José de Assis Aragão
- Full name: José de Assis Aragão
- Born: 5 October 1939 (age 85) São Paulo, Brazil

Domestic
- Years: League / Role
- 1970–1991: CBF / Referee

International
- Years: League / Role
- 1981–1989: FIFA / Referee
- CONMEBOL / Referee

= José de Assis Aragão =

Brazilian football referee

José de Assis Aragão (born 5 October 1939), is a Brazilian former football referee.

==Referee career==

A referee linked to the São Paulo Football Federation, Aragão refereed from 1970 to 1991, being an international referee from 1981 to 1980. He refereed some Campeonato Brasileiro Série A finals, the most notable being the 1986 between São Paulo FC and Guarani FC.

===UFO sighting===

On 6 March 1982, Aragão was one of the witnesses to the sighting of a UFO over the Morenão stadium in Campo Grande, where Operário FC and CR Vasco da Gama were playing.
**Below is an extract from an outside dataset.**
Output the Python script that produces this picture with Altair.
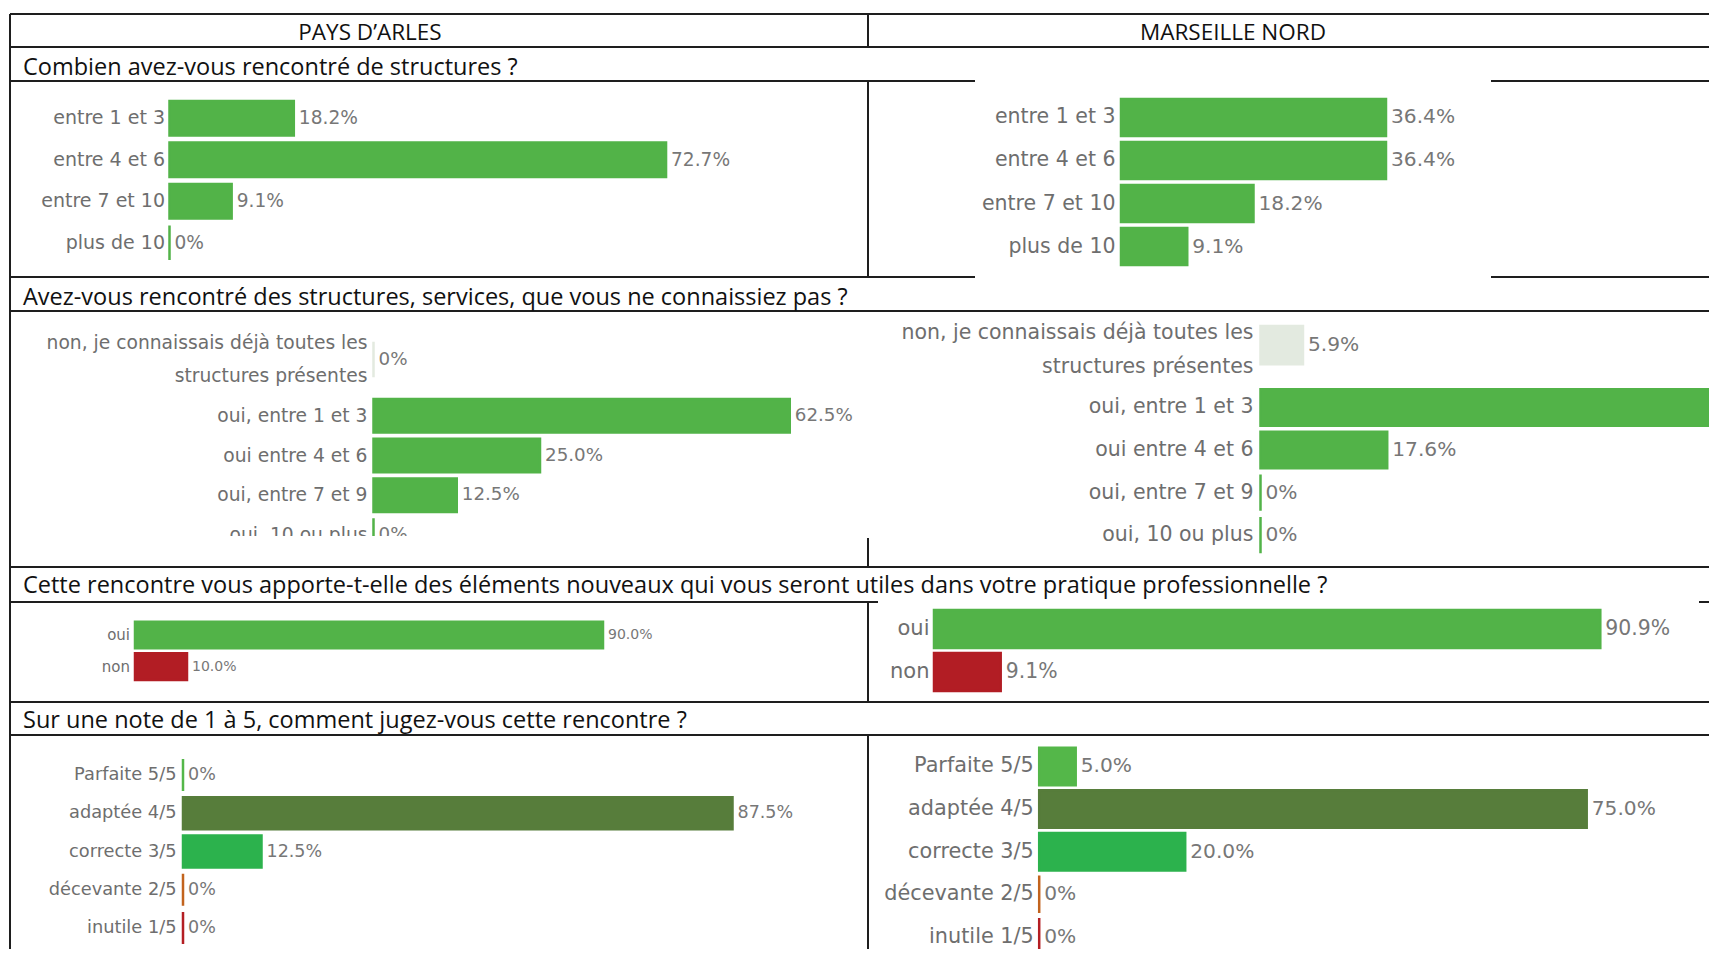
import altair as alt
import pandas as pd

# ---------------- data ----------------
columns = ["PAYS D’ARLES", "MARSEILLE NORD"]
questions = [
    "Combien avez-vous rencontré de structures ?",
    "Avez-vous rencontré des structures, services, que vous ne connaissiez pas ?",
    "Cette rencontre vous apporte-t-elle des éléments nouveaux qui vous seront utiles dans votre pratique professionnelle ?",
    "Sur une note de 1 à 5, comment jugez-vous cette rencontre ?",
]
q1_cats = ["entre 1 et 3", "entre 4 et 6", "entre 7 et 10", "plus de 10"]
q1_arles = [18.2, 72.7, 9.1, 0]
q1_marseille = [36.4, 36.4, 18.2, 9.1]

q2_cats = ["non, je connaissais déjà toutes les|structures présentes",
           "oui, entre 1 et 3", "oui entre 4 et 6", "oui, entre 7 et 9", "oui, 10 ou plus"]
q2_arles = [0, 62.5, 25.0, 12.5, 0]
q2_marseille = [5.9, 76.5, 17.6, 0, 0]

q3_cats = ["oui", "non"]
q3_arles = [90.0, 10.0]
q3_marseille = [90.9, 9.1]

q4_cats = ["Parfaite 5/5", "adaptée 4/5", "correcte 3/5", "décevante 2/5", "inutile 1/5"]
q4_arles = [0, 87.5, 12.5, 0, 0]
q4_marseille = [5.0, 75.0, 20.0, 0, 0]

# ---------------- styles ----------------
GREEN = "#52b348"
q1_colors = [GREEN] * 4
q2_colors = ["#e3eae0", GREEN, GREEN, GREEN, GREEN]
q3_colors = [GREEN, "#b21d24"]
q4_colors = ["#54b749", "#577d3b", "#2cb24d", "#c2631d", "#b41e23"]

LF = "DejaVu Sans"
TF = "Open Sans"
OX, OY = 8, 8          # page margin
W, H = 1701, 941       # keep the page from overflowing the window

def panel(cats, vals, colors, x0, k, y0, y1, pad, lab_r, lfs, vfs, line_h=None, dy=0):
    df = pd.DataFrame({"cat": cats, "value": vals, "color": colors})
    xs = alt.Scale(domain=[0, 100], range=[x0 - OX, x0 - OX + 100 * k], zero=True)
    ys = alt.Scale(domain=cats, range=[y0 - OY, y1 - OY], paddingInner=pad, paddingOuter=0)
    X = alt.X("value:Q", scale=xs, axis=None)
    Y = alt.Y("cat:N", scale=ys, axis=None, sort=cats)
    base = alt.Chart(df)
    bars = base.mark_bar(strokeWidth=2.5).encode(
        x=X, y=Y,
        color=alt.Color("color:N", scale=None),
        stroke=alt.Stroke("color:N", scale=None),
    )
    vtext = base.transform_calculate(
        lab="datum.value == 0 ? '0%' : format(datum.value, '.1f') + '%'"
    ).mark_text(align="left", baseline="middle", dx=5, fontSize=vfs, font=LF,
                color="#777777").encode(x=X, y=Y, text="lab:N")
    kw = dict(align="right", baseline="middle", fontSize=lfs, font=LF,
              color="#6e6e6e", lineBreak="|", dy=dy)
    if line_h:
        kw["lineHeight"] = line_h
    ltext = base.mark_text(**kw).encode(x=alt.value(lab_r - OX), y=Y, text="cat:N")
    return alt.layer(bars, vtext, ltext)

layers = []
# Q1
layers.append(panel(q1_cats, q1_arles, q1_colors, 169.5, 6.83, 101, 260, 0.165, 165, 19, 18.6))
layers.append(panel(q1_cats, q1_marseille, q1_colors, 1121, 7.28, 99, 265, 0.14, 1115.5, 20.5, 20.2))
# Q2 (first answer has a taller row because of its two-line label)
layers.append(panel(q2_cats[:1], q2_arles[:1], q2_colors[:1], 373.5, 6.66, 341.7, 377.3, 0, 367.5, 18.7, 18.3, line_h=33, dy=-16.5))
layers.append(panel(q2_cats[1:], q2_arles[1:], q2_colors[1:], 373.5, 6.66, 399, 551.8, 0.158, 367.5, 18.7, 18.3))
# crop of the pasted Arles screenshot
mask = alt.Chart(pd.DataFrame({"a": [0]})).mark_rect(color="white").encode(
    x=alt.value(12 - OX), x2=alt.value(866 - OX), y=alt.value(536 - OY), y2=alt.value(566 - OY))
layers.append(mask)
layers.append(panel(q2_cats[:1], q2_marseille[:1], q2_colors[:1], 1260.5, 7.2, 326, 364.3, 0, 1253.5, 20.5, 20.2, line_h=34, dy=-12))
layers.append(panel(q2_cats[1:], q2_marseille[1:], q2_colors[1:], 1260.5, 7.2, 389.3, 553.3, 0.145, 1253.5, 20.5, 20.2))
# Q3
layers.append(panel(q3_cats, q3_arles, q3_colors, 135, 5.2, 621.7, 680, 0.158, 130, 15, 14))
layers.append(panel(q3_cats, q3_marseille, q3_colors, 934, 7.33, 610, 691, 0.12, 929.5, 21, 20.4))
# Q4
layers.append(panel(q4_cats, q4_arles, q4_colors, 183, 6.28, 759, 944, 0.16, 176.5, 17.8, 17.5))
layers.append(panel(q4_cats, q4_marseille, q4_colors, 1039.2, 7.3, 747.7, 955.6, 0.12, 1033.8, 20.8, 20.2))

# table rules (layout)
h_lines = [(14, 10, 1717), (47, 10, 1717), (81, 10, 975), (81, 1491, 1717),
           (277, 10, 975), (277, 1491, 1717), (311, 10, 1717), (567, 10, 1717),
           (602, 10, 878), (602, 1699, 1717), (702, 10, 1717), (735, 10, 1717)]
v_lines = [(10, 14, 957), (868, 14, 47), (868, 81, 277), (868, 538, 567),
           (868, 602, 702), (868, 735, 957)]
seg = [dict(x=a - OX, x2=b - OX, y=y - OY, y2=y - OY) for y, a, b in h_lines] + \
      [dict(x=x - OX, x2=x - OX, y=a - OY, y2=b - OY) for x, a, b in v_lines]
rules = alt.Chart(pd.DataFrame(seg)).mark_rule(color="#1e1e1e", strokeWidth=2).encode(
    x=alt.X("x:Q", scale=None, axis=None), x2="x2:Q",
    y=alt.Y("y:Q", scale=None, axis=None), y2="y2:Q")
layers.append(rules)

# header texts
hdr_x = [370, 1233]
for name, cx in zip(columns, hdr_x):
    layers.append(alt.Chart(pd.DataFrame({"t": [name]})).mark_text(
        font=TF, fontSize=22.5, color="#111111", align="center", baseline="alphabetic"
    ).encode(x=alt.value(cx - OX), y=alt.value(40 - OY), text="t:N"))

q_base = [75, 305, 593, 728]
for q, by in zip(questions, q_base):
    layers.append(alt.Chart(pd.DataFrame({"t": [q]})).mark_text(
        font=TF, fontSize=23.5, color="#111111", align="left", baseline="alphabetic"
    ).encode(x=alt.value(23 - OX), y=alt.value(by - OY), text="t:N"))

chart = alt.layer(*layers).resolve_scale(
    x="independent", y="independent"
).properties(
    width=W, height=H, padding=0, autosize=alt.AutoSizeParams(type="none")
).configure_view(stroke=None)

chart.save("out.html", embed_options={"renderer": "svg", "actions": False})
Even years after the event, Aragão claims to have seen a very strong light over the stadium, which remained still for more than 30 minutes.

===Goal scored===

On 9 October 1983, another unusual event involved Aragão, this time in a Campeonato Paulista match between SE Palmeiras and Santos FC. Aragão, who was positioned close to the goal line, scored a goal, after a corner taken by Jorginho Putinatti bounced off him and went into the goal defended by goalkeeper Marolla. The goal was valid and attributed to Jorginho, since according to the rules at the time, the referee was a neutral element. As time passed, the referee began to take the event as a joke, saying that he was a supporter of SE Palmeiras and scored the goal on purpose, a fact that was clearly untrue.

==Another functions in sports==

José Assis de Aragão had a short career as a manager in the early 1990s, and managed the teams Nacional-SP, Serra Negra EC and São José EC. He was also president of the São Paulo council of referees and the National Sports Council in Brazil (CNE).